The American College of Medical Toxicology (ACMT) and the American Academy of Clinical Toxicology (AACT) attempted to set the record straight in a 2017 position statement on preventing fentanyl exposure to emergency responders. “[B]ased on our current understanding of the absorption of fentanyl and its analogs, it is very unlikely that small, unintentional skin exposures to tablets or powder would cause significant opioid toxicity,” they wrote. “[I]f toxicity were to occur, it would not develop rapidly, allowing time for removal.” 

Nitrile gloves provide sufficient protection during routine handling of the drug, according to the AACT and ACMT, and first responders can wear N95 respirators or P100 masks during rare situations that involve significant airborne suspension of powdered opioids.

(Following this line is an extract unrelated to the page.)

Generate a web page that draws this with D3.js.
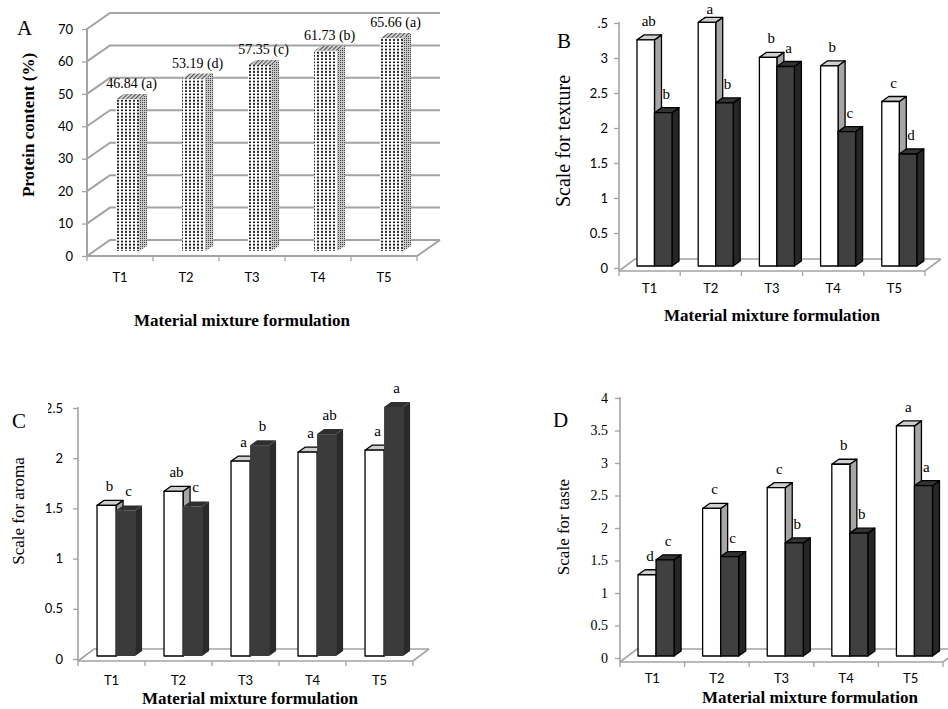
<!DOCTYPE html>
<html>
<head>
<meta charset="utf-8">
<script src="https://cdn.jsdelivr.net/npm/d3@7"></script>
<style>
body { margin: 0; background: #fff; }
svg { display: block; }
</style>
</head>
<body>
<svg id="fig" width="948" height="709"></svg>
<script>
// data
var categories = ["T1", "T2", "T3", "T4", "T5"];

var proteinValues  = [46.84, 53.19, 57.35, 61.73, 65.66];
var proteinLetters = ["a", "d", "c", "b", "a"];
var proteinTicks   = [0, 10, 20, 30, 40, 50, 60, 70];

var textureWhite        = [3.23, 3.48, 2.98, 2.86, 2.35];
var textureDark         = [2.19, 2.33, 2.85, 1.92, 1.60];
var textureWhiteLetters = ["ab", "a", "b", "b", "c"];
var textureDarkLetters  = ["b", "b", "a", "c", "d"];
var textureTicks        = [0, 0.5, 1, 1.5, 2, 2.5, 3, 3.5];

var aromaWhite        = [1.50, 1.64, 1.94, 2.03, 2.05];
var aromaDark         = [1.45, 1.49, 2.10, 2.21, 2.48];
var aromaWhiteLetters = ["b", "ab", "a", "a", "a"];
var aromaDarkLetters  = ["c", "c", "b", "ab", "a"];
var aromaTicks        = [0, 0.5, 1, 1.5, 2, 2.5];

var tasteWhite        = [1.25, 2.27, 2.59, 2.95, 3.54];
var tasteDark         = [1.48, 1.53, 1.74, 1.89, 2.62];
var tasteWhiteLetters = ["d", "c", "c", "b", "a"];
var tasteDarkLetters  = ["c", "c", "b", "b", "a"];
var tasteTicks        = [0, 0.5, 1, 1.5, 2, 2.5, 3, 3.5, 4];

var xTitle = "Material mixture formulation";

var SERIF = '"Liberation Serif","Times New Roman",serif';
var SANS  = 'Lato,"Liberation Sans",sans-serif';
var GRID  = "#a3a3a3";

var svg = d3.select("#fig");

// patterns for the dotted bars of panel A
var defs = svg.append("defs");
var pFront = defs.append("pattern").attr("id", "dotFront")
	.attr("patternUnits", "userSpaceOnUse").attr("width", 4).attr("height", 3.2);
pFront.append("rect").attr("width", 4).attr("height", 3.2).attr("fill", "#fff");
pFront.append("rect").attr("x", 1).attr("y", 0.6).attr("width", 2).attr("height", 1.8).attr("fill", "#1e1e1e");

var pSide = defs.append("pattern").attr("id", "dotSide")
	.attr("patternUnits", "userSpaceOnUse").attr("width", 2).attr("height", 2);
pSide.append("rect").attr("width", 2).attr("height", 2).attr("fill", "#c8c8c8");
pSide.append("rect").attr("width", 1).attr("height", 1).attr("fill", "#444");

var pTop = defs.append("pattern").attr("id", "hatchTop")
	.attr("patternUnits", "userSpaceOnUse").attr("width", 3).attr("height", 3)
	.attr("patternTransform", "rotate(45)");
pTop.append("rect").attr("width", 3).attr("height", 3).attr("fill", "#e0e0e0");
pTop.append("rect").attr("width", 1.3).attr("height", 3).attr("fill", "#555");

var whiteBar = { front: "#fff", side: "#a6a6a6", top: "#cfcfcf", stroke: "#000" };
var darkBar  = { front: "#404040", side: "#262626", top: "#333", stroke: "#000" };
var darkBarC = { front: "#3b3b3b", side: "#2a2a2a", top: "#2f2f2f", stroke: "none" };
var dotBar   = { front: "url(#dotFront)", side: "url(#dotSide)", top: "url(#hatchTop)", stroke: "none" };

var panels = [
	{
		letter: "A", letterPos: [17, 35], letterSize: 21,
		xRange: [87, 417], y0: 256, yTop: 29, yF: 256, ticks: proteinTicks,
		floor: [23, -16], grid: true,
		bar: { start: 0.44, width: 0.35, oy: -5, ddx: 8, ddy: -5 },
		series: [{ values: proteinValues, style: dotBar }],
		valueLabels: proteinLetters,
		yFont: SANS, yFontSize: 13, yPad: 9, xLabelY: 282,
		yTitle: "Protein content (%)", yTitleBold: true, yTitleSize: 17, yTitlePos: [28, 125],
		xTitlePos: [242, 326]
	},
	{
		letter: "B", letterPos: [557, 48], letterSize: 21,
		xRange: [619, 925], y0: 268, yTop: 23, yF: 271, ticks: textureTicks,
		floor: [16, -12], grid: false,
		bar: { start: 0.294, width: 0.286, oy: -2, ddx: 7, ddy: -5 },
		series: [
			{ values: textureWhite, style: whiteBar, letters: textureWhiteLetters },
			{ values: textureDark, style: darkBar, letters: textureDarkLetters }
		],
		yFont: SANS, yFontSize: 13, yPad: 6, xLabelY: 293, clipX: 597,
		yTitle: "Scale for texture", yTitleBold: false, yTitleSize: 20, yTitlePos: [563, 141],
		xTitlePos: [772, 321]
	},
	{
		letter: "C", letterPos: [12, 428], letterSize: 21,
		xRange: [78, 413], y0: 659, yTop: 408, yF: 661, ticks: aromaTicks,
		floor: [16, -12], grid: false,
		bar: { start: 0.284, width: 0.284, oy: -3, ddx: 7, ddy: -5 },
		series: [
			{ values: aromaWhite, style: whiteBar, letters: aromaWhiteLetters },
			{ values: aromaDark, style: darkBarC, letters: aromaDarkLetters }
		],
		yFont: SANS, yFontSize: 13, yPad: 10, xLabelY: 685, clipX: 48,
		yTitle: "Scale for aroma", yTitleBold: false, yTitleSize: 17, yTitlePos: [18, 511],
		xTitlePos: [250, 704]
	},
	{
		letter: "D", letterPos: [553, 427], letterSize: 21,
		xRange: [620, 943], y0: 658, yTop: 398, yF: 662, ticks: tasteTicks,
		floor: [17, -13], grid: false,
		bar: { start: 0.279, width: 0.279, oy: -2, ddx: 7, ddy: -5 },
		series: [
			{ values: tasteWhite, style: whiteBar, letters: tasteWhiteLetters },
			{ values: tasteDark, style: darkBar, letters: tasteDarkLetters }
		],
		yFont: SERIF, yFontSize: 14, yPad: 7, xLabelY: 683,
		yTitle: "Scale for taste", yTitleBold: false, yTitleSize: 17, yTitlePos: [563, 527],
		xTitlePos: [810, 703]
	}
];

panels.forEach(drawPanel);

function drawPanel(p, pi) {
	var g = svg.append("g").attr("class", "panel-" + p.letter);
	var xL = p.xRange[0], xR = p.xRange[1];
	var fdx = p.floor[0], fdy = p.floor[1];
	var yMax = d3.max(p.ticks);

	var x = d3.scaleBand().domain(categories).range(p.xRange);
	var y = d3.scaleLinear().domain([0, yMax]).range([p.y0, p.yTop]);
	var bw = x.bandwidth();

	// walls / floor
	var lines = g.append("g").attr("fill", "none").attr("stroke", GRID)
		.attr("stroke-width", p.grid ? 2 : 1.6);
	var gridVals = p.grid ? p.ticks : [0];
	gridVals.forEach(function (v) {
		var yy = v === 0 ? p.yF : y(v);
		lines.append("path")
			.attr("d", "M" + xL + "," + yy + "L" + (xL + fdx) + "," + (yy + fdy) + "H" + (xR + fdx));
	});
	lines.append("path")
		.attr("d", "M" + xL + "," + p.yF + "H" + xR + "L" + (xR + fdx) + "," + (p.yF + fdy));
	lines.append("path")
		.attr("d", "M" + xL + "," + p.yF + "V" + (y(yMax) - 1));

	// x tick marks at band edges
	d3.range(categories.length + 1).forEach(function (i) {
		var xx = xL + i * x.step();
		lines.append("path").attr("stroke-width", 1.3)
			.attr("d", "M" + xx + "," + p.yF + "v5");
	});

	// y axis
	var yAxis = d3.axisLeft(y).tickValues(p.ticks).tickSize(5).tickPadding(p.yPad)
		.tickFormat(function (d) { return String(d); });
	var ya = g.append("g").attr("transform", "translate(" + xL + ",0)").call(yAxis);
	ya.select(".domain").remove();
	ya.selectAll(".tick line").attr("stroke", GRID).attr("stroke-width", 1.3);
	ya.selectAll(".tick text").attr("fill", "#000")
		.style("font-family", p.yFont).style("font-size", p.yFontSize + "px");
	if (p.clipX !== undefined) {
		// the top label is cut at its left edge in the original figure
		var cid = "clipY" + pi;
		defs.append("clipPath").attr("id", cid).append("rect")
			.attr("x", p.clipX - xL).attr("y", -30).attr("width", 100).attr("height", 60);
		ya.selectAll(".tick").filter(function (d) { return d === yMax; })
			.select("text").attr("clip-path", "url(#" + cid + ")");
	}

	// x axis labels
	var xa = g.append("g").attr("transform", "translate(0," + p.yF + ")")
		.call(d3.axisBottom(x).tickSize(0));
	xa.select(".domain").remove();
	xa.selectAll(".tick text").attr("y", p.xLabelY - p.yF).attr("dy", 0).attr("fill", "#000")
		.style("font-family", SANS).style("font-size", "13px");

	// bars
	var barW = p.bar.width * bw;
	var ddx = p.bar.ddx, ddy = p.bar.ddy;
	var base = y(0) + p.bar.oy;
	var bars = g.append("g");
	var labels = g.append("g").attr("text-anchor", "middle")
		.style("font-family", SERIF).style("font-size", "15px");

	categories.forEach(function (c, ci) {
		p.series.forEach(function (s, si) {
			var v = s.values[ci];
			var bx = x(c) + p.bar.start * bw + si * barW;
			var top = y(v) + p.bar.oy;
			var st = s.style;
			var b = bars.append("g").attr("stroke", st.stroke).attr("stroke-width", 1.3)
				.attr("stroke-linejoin", "round");
			b.append("path").attr("fill", st.side)
				.attr("d", "M" + (bx + barW) + "," + top + "l" + ddx + "," + ddy +
					"V" + (base + ddy) + "L" + (bx + barW) + "," + base + "Z");
			b.append("path").attr("fill", st.top)
				.attr("d", "M" + bx + "," + top + "l" + ddx + "," + ddy +
					"h" + barW + "L" + (bx + barW) + "," + top + "Z");
			b.append("rect").attr("fill", st.front)
				.attr("x", bx).attr("y", top).attr("width", barW).attr("height", base - top);

			if (s.letters) {
				labels.append("text")
					.attr("x", bx + barW / 2 + 3).attr("y", Math.max(top - 14, 14))
					.text(s.letters[ci]);
			} else if (p.valueLabels) {
				labels.append("text")
					.style("font-size", "14px")
					.attr("x", bx + barW / 2 + 4).attr("y", top - 11)
					.text(v.toFixed(2) + " (" + p.valueLabels[ci] + ")");
			}
		});
	});

	// panel letter
	g.append("text").attr("x", p.letterPos[0]).attr("y", p.letterPos[1])
		.style("font-family", SERIF).style("font-size", p.letterSize + "px")
		.text(p.letter);

	// y title
	g.append("text")
		.attr("transform", "translate(" + p.yTitlePos[0] + "," + p.yTitlePos[1] + ") rotate(-90)")
		.attr("text-anchor", "middle").attr("dominant-baseline", "central")
		.style("font-family", SERIF).style("font-size", p.yTitleSize + "px")
		.style("font-weight", p.yTitleBold ? "bold" : "normal")
		.text(p.yTitle);

	// x title
	g.append("text").attr("x", p.xTitlePos[0]).attr("y", p.xTitlePos[1])
		.attr("text-anchor", "middle")
		.style("font-family", SERIF).style("font-size", "17px").style("font-weight", "bold")
		.text(xTitle);
}
</script>
</body>
</html>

But are police officers who claim to experience overdose symptoms misrepresenting the truth? Some experts say police are likely misattributing panic attack symptoms—dizziness, chest pains and even fainting—as overdose symptoms. Actual opioid overdoses involve a loss of consciousness, slow and shallow breathing, vomiting and blue or purplish black fingernails and lips.

Many harm reduction workers say police shouldn’t be handling drug-related matters in the first place. From a harm reductionist perspective, communities are safest and healthiest when people have their material needs met, are allowed to make their own choices, and have access to safety tools like fentanyl testing strips. Punishment has been shown to exacerbate unsafe drug use and movement of drugs, they say.   

“The War on Drugs was nothing more than an attack on Black and brown bodies and a way to demonize communities of color and blame the lack of a supportive, compassionate healthcare infrastructure on communities who do use drugs,” said Francis. “What we need to do is move away from carceral punishment for people who use drugs. You’re doing nothing to improve the tenable circumstances in a person’s life, you don’t have a place in the conversation to determine their choices.”

Advocates point to places like Portugal, which decriminalized drugs in 2001 alongside implementing harm reduction measures such as syringe distribution programs and increased outpatient services. Within the first five years of implementation, drug deaths dropped dramatically and drug use is at an all-time low in the country. Meanwhile, the United States has funneled billions of dollars into the War on Drugs, yet overdoses are at an all-time high.

“Decriminalize drugs in the United States, defund the police, take that money and issue it to public 24/7 Harm Reduction Centers,” Francis recommended. “So we can actually practically keep our community safe from dying.”